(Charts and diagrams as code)
----------

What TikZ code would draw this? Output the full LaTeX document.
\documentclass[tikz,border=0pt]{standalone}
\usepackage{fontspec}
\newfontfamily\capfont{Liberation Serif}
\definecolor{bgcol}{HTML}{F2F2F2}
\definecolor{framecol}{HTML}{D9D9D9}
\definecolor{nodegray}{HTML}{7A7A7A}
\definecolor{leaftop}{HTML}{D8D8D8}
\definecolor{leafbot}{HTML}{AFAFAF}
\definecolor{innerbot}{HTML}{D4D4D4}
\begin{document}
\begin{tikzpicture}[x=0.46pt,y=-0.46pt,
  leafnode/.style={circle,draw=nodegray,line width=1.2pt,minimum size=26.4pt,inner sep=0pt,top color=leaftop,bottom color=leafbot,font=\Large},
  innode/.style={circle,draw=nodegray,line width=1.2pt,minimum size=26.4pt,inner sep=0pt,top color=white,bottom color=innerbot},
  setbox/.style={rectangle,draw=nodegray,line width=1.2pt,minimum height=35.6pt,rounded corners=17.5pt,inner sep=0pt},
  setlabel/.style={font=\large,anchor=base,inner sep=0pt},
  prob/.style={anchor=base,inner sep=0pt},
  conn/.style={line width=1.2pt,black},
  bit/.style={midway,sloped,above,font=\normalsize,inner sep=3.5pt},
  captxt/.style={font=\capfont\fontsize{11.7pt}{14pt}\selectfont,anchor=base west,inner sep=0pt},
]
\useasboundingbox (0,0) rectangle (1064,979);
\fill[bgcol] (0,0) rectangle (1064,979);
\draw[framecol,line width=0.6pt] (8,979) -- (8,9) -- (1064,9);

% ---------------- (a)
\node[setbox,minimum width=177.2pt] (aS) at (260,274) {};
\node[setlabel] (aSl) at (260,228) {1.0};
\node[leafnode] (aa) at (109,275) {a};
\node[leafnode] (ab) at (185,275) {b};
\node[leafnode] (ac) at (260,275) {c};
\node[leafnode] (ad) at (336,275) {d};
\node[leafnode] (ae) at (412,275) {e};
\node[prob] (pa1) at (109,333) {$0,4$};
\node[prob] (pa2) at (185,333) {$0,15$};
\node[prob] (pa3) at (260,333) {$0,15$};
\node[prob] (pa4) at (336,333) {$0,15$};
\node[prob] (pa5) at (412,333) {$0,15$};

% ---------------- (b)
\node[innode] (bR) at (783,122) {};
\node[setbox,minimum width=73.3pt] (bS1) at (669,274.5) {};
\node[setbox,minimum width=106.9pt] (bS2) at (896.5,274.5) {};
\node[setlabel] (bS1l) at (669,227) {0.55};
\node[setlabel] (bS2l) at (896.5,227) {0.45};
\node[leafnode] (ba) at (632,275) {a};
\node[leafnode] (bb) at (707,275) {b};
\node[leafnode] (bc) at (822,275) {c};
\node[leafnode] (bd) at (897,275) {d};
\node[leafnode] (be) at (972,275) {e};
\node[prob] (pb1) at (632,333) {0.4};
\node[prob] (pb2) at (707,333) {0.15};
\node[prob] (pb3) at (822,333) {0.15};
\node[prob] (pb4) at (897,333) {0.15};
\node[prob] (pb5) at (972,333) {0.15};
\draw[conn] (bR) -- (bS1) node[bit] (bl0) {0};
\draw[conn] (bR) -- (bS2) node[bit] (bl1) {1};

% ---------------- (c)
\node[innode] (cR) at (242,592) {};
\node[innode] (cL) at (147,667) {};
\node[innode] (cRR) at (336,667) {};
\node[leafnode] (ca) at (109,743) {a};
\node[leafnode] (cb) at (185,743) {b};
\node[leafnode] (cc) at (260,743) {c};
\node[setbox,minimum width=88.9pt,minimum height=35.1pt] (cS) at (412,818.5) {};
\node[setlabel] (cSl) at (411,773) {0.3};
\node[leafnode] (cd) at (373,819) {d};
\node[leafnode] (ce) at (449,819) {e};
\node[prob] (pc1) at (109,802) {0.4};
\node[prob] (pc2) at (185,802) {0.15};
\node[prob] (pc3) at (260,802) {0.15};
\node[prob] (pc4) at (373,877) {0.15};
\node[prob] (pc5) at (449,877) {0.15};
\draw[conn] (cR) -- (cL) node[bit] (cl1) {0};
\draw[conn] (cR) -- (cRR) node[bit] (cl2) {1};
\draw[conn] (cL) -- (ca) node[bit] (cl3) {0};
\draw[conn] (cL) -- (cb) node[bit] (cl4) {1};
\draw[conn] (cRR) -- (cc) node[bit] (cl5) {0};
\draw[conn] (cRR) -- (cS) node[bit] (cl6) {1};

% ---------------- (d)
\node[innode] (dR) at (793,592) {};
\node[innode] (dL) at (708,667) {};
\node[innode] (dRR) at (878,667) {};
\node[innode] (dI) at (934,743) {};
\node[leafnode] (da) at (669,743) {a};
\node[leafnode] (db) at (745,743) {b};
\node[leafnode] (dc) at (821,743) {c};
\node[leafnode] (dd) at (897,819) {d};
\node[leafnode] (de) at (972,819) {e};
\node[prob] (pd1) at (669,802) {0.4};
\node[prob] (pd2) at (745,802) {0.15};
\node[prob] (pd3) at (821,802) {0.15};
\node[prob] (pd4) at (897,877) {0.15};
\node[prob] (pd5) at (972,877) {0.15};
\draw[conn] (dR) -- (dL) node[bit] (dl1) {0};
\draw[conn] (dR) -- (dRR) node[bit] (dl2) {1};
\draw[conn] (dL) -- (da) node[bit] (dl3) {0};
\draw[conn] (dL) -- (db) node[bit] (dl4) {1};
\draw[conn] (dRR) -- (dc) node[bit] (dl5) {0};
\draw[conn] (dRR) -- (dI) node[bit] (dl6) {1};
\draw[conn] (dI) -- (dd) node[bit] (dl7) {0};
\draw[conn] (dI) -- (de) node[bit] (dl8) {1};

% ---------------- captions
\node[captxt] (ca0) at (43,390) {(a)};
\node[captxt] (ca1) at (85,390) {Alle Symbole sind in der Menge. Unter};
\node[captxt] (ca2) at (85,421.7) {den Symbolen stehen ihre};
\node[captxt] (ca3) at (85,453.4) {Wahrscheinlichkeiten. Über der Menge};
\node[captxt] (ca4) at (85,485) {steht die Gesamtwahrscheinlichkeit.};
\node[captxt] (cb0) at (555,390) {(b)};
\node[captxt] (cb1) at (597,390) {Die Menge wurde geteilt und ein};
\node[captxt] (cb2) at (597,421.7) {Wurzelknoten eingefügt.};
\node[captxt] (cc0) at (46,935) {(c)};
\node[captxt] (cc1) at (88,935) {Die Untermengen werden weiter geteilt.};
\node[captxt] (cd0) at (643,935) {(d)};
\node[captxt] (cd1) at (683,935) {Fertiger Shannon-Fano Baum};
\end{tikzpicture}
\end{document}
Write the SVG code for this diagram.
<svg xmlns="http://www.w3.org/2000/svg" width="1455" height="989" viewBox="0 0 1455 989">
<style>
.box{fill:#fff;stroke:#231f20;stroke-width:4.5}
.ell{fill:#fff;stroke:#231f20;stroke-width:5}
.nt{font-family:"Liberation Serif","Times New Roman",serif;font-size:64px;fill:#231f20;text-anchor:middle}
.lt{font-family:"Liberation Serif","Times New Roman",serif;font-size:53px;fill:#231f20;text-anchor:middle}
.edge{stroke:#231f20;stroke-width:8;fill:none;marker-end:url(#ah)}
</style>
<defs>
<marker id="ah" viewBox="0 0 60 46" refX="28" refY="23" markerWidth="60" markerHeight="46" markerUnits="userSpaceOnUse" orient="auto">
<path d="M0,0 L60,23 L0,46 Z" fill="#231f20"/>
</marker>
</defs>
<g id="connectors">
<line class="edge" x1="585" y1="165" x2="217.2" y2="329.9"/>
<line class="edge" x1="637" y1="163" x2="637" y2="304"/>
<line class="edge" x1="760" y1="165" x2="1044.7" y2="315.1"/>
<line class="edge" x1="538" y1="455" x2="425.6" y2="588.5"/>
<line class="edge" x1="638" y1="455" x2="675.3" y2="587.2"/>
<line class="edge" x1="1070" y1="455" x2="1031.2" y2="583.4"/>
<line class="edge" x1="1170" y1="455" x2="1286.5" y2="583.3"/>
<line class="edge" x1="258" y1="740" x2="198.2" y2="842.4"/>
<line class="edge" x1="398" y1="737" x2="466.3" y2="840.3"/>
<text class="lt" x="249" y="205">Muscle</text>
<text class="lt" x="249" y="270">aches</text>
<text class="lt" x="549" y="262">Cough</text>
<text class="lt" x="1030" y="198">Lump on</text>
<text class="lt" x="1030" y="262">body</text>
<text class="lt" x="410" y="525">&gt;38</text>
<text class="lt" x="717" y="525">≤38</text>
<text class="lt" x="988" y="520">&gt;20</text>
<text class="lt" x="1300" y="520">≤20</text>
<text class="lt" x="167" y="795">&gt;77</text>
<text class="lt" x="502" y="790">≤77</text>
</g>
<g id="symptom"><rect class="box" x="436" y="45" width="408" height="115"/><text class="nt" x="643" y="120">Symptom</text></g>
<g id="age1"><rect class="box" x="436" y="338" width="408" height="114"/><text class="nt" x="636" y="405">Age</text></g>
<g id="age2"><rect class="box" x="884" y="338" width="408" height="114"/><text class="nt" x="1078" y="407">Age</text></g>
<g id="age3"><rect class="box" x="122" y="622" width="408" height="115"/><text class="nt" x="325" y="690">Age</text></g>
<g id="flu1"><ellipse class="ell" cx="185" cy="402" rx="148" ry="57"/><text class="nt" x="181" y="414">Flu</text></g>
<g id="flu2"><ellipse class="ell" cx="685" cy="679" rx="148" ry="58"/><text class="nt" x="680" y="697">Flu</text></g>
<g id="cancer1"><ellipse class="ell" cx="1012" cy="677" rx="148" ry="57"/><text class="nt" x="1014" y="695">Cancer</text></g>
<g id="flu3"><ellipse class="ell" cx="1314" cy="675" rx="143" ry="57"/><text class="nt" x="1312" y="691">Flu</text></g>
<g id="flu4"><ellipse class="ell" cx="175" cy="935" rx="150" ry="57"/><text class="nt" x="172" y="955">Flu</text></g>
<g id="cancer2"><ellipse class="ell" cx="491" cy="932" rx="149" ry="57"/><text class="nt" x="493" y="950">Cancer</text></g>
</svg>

----------

What is being asked — Retype exactly the lines from the start of the entries through the one with "(pa5) at (412,333)"; include both ends.

Complete answer —
What TikZ code would draw this? Output the full LaTeX document.
\documentclass[tikz,border=0pt]{standalone}
\usepackage{fontspec}
\newfontfamily\capfont{Liberation Serif}
\definecolor{bgcol}{HTML}{F2F2F2}
\definecolor{framecol}{HTML}{D9D9D9}
\definecolor{nodegray}{HTML}{7A7A7A}
\definecolor{leaftop}{HTML}{D8D8D8}
\definecolor{leafbot}{HTML}{AFAFAF}
\definecolor{innerbot}{HTML}{D4D4D4}
\begin{document}
\begin{tikzpicture}[x=0.46pt,y=-0.46pt,
  leafnode/.style={circle,draw=nodegray,line width=1.2pt,minimum size=26.4pt,inner sep=0pt,top color=leaftop,bottom color=leafbot,font=\Large},
  innode/.style={circle,draw=nodegray,line width=1.2pt,minimum size=26.4pt,inner sep=0pt,top color=white,bottom color=innerbot},
  setbox/.style={rectangle,draw=nodegray,line width=1.2pt,minimum height=35.6pt,rounded corners=17.5pt,inner sep=0pt},
  setlabel/.style={font=\large,anchor=base,inner sep=0pt},
  prob/.style={anchor=base,inner sep=0pt},
  conn/.style={line width=1.2pt,black},
  bit/.style={midway,sloped,above,font=\normalsize,inner sep=3.5pt},
  captxt/.style={font=\capfont\fontsize{11.7pt}{14pt}\selectfont,anchor=base west,inner sep=0pt},
]
\useasboundingbox (0,0) rectangle (1064,979);
\fill[bgcol] (0,0) rectangle (1064,979);
\draw[framecol,line width=0.6pt] (8,979) -- (8,9) -- (1064,9);

% ---------------- (a)
\node[setbox,minimum width=177.2pt] (aS) at (260,274) {};
\node[setlabel] (aSl) at (260,228) {1.0};
\node[leafnode] (aa) at (109,275) {a};
\node[leafnode] (ab) at (185,275) {b};
\node[leafnode] (ac) at (260,275) {c};
\node[leafnode] (ad) at (336,275) {d};
\node[leafnode] (ae) at (412,275) {e};
\node[prob] (pa1) at (109,333) {$0,4$};
\node[prob] (pa2) at (185,333) {$0,15$};
\node[prob] (pa3) at (260,333) {$0,15$};
\node[prob] (pa4) at (336,333) {$0,15$};
\node[prob] (pa5) at (412,333) {$0,15$};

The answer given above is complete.